*INFORMATION SUPPLIED:*
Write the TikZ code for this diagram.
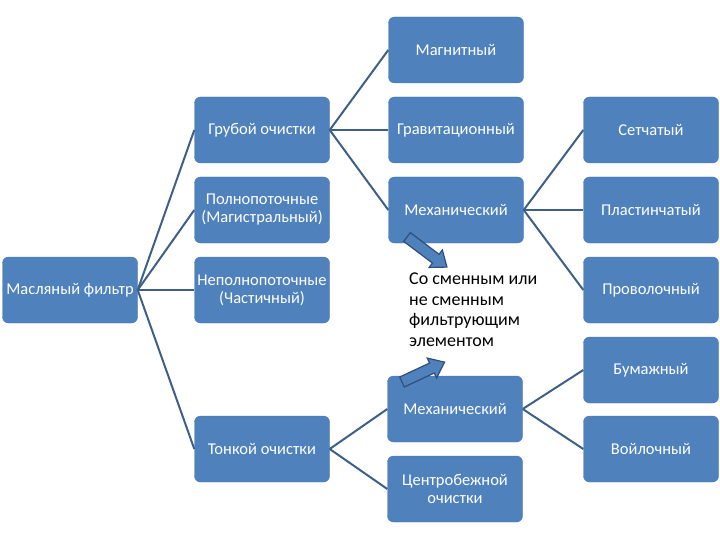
\documentclass[tikz,border=0pt]{standalone}
\usepackage{fontspec}
\setmainfont{Carlito}
\definecolor{boxblue}{HTML}{4F81BD}
\definecolor{boxedge}{HTML}{4A78B0}
\definecolor{linkcol}{HTML}{3F5F88}
\definecolor{arrowedge}{HTML}{2F4F7A}
\tikzset{
  box/.style={draw=boxedge, fill=boxblue, rounded corners=6pt, minimum width=135pt, minimum height=66pt,
    text=white, font=\fontsize{16.5}{18}\selectfont, align=center, inner sep=2pt},
  link/.style={draw=linkcol, line width=2pt},
  barrow/.style={draw=arrowedge, fill=boxblue, line width=1.2pt, line join=miter}
}
\begin{document}
\begin{tikzpicture}[x=1pt,y=-1pt]
\useasboundingbox (0,0) rectangle (720,540);
\node[box] (oil) at (70,290) {Масляный фильтр};
\node[box] (rough) at (262,130) {Грубой очистки};
\node[box] (full) at (262,210) {Полнопоточные\\(Магистральный)};
\node[box] (part) at (262,290) {Неполнопоточные\\(Частичный)};
\node[box] (fine) at (262,449) {Тонкой очистки};
\node[box] (magn) at (456,50) {Магнитный};
\node[box] (grav) at (456,130) {Гравитационный};
\node[box] (mech1) at (456,210) {Механический};
\node[box] (mesh) at (651,130) {Сетчатый};
\node[box] (plate) at (651,210) {Пластинчатый};
\node[box] (wire) at (651,290) {Проволочный};
\node[box] (paper) at (651,370) {Бумажный};
\node[box] (felt) at (651,449) {Войлочный};
\node[box] (mech2) at (455,409) {Механический};
\node[box] (centr) at (455,489) {Центробежной\\очистки};
\node[anchor=north west, align=left, font=\fontsize{18}{20.5}\selectfont, inner sep=0pt] (note) at (409,273)
  {Со сменным или\\не сменным\\фильтрующим\\элементом};
\draw[link] (oil.east) -- (rough.west);
\draw[link] (oil.east) -- (full.west);
\draw[link] (oil.east) -- (part.west);
\draw[link] (oil.east) -- (fine.west);
\draw[link] (rough.east) -- (magn.west);
\draw[link] (rough.east) -- (grav.west);
\draw[link] (rough.east) -- (mech1.west);
\draw[link] (mech1.east) -- (mesh.west);
\draw[link] (mech1.east) -- (plate.west);
\draw[link] (mech1.east) -- (wire.west);
\draw[link] (fine.east) -- (mech2.west);
\draw[link] (fine.east) -- (centr.west);
\draw[link] (mech2.east) -- (paper.west);
\draw[link] (mech2.east) -- (felt.west);
\begin{scope}[shift={(407,237)}, rotate=-37]
  \draw[barrow] (0,-5.5) -- (36,-5.5) -- (36,-11) -- (50,0) -- (36,11) -- (36,5.5) -- (0,5.5) -- cycle;
\end{scope}
\begin{scope}[shift={(402,382)}, rotate=25]
  \draw[barrow] (0,-5.5) -- (33,-5.5) -- (33,-11) -- (47,0) -- (33,11) -- (33,5.5) -- (0,5.5) -- cycle;
\end{scope}
\end{tikzpicture}
\end{document}
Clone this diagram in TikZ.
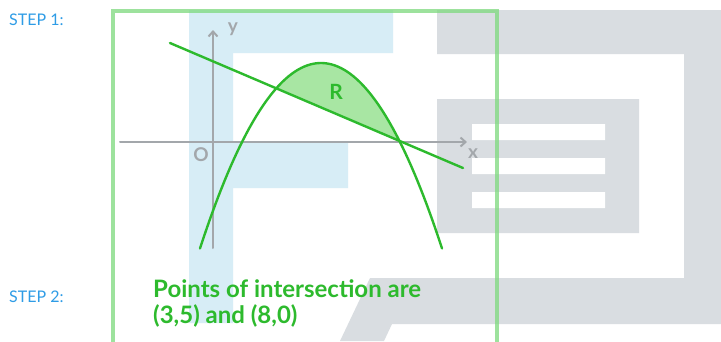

*TASK PROMPT:* Collect each line of the entries that has the word "diagram", copying it in full.

*TASK OUTPUT:*
Write the TikZ code for this diagram.
Clone this diagram in TikZ.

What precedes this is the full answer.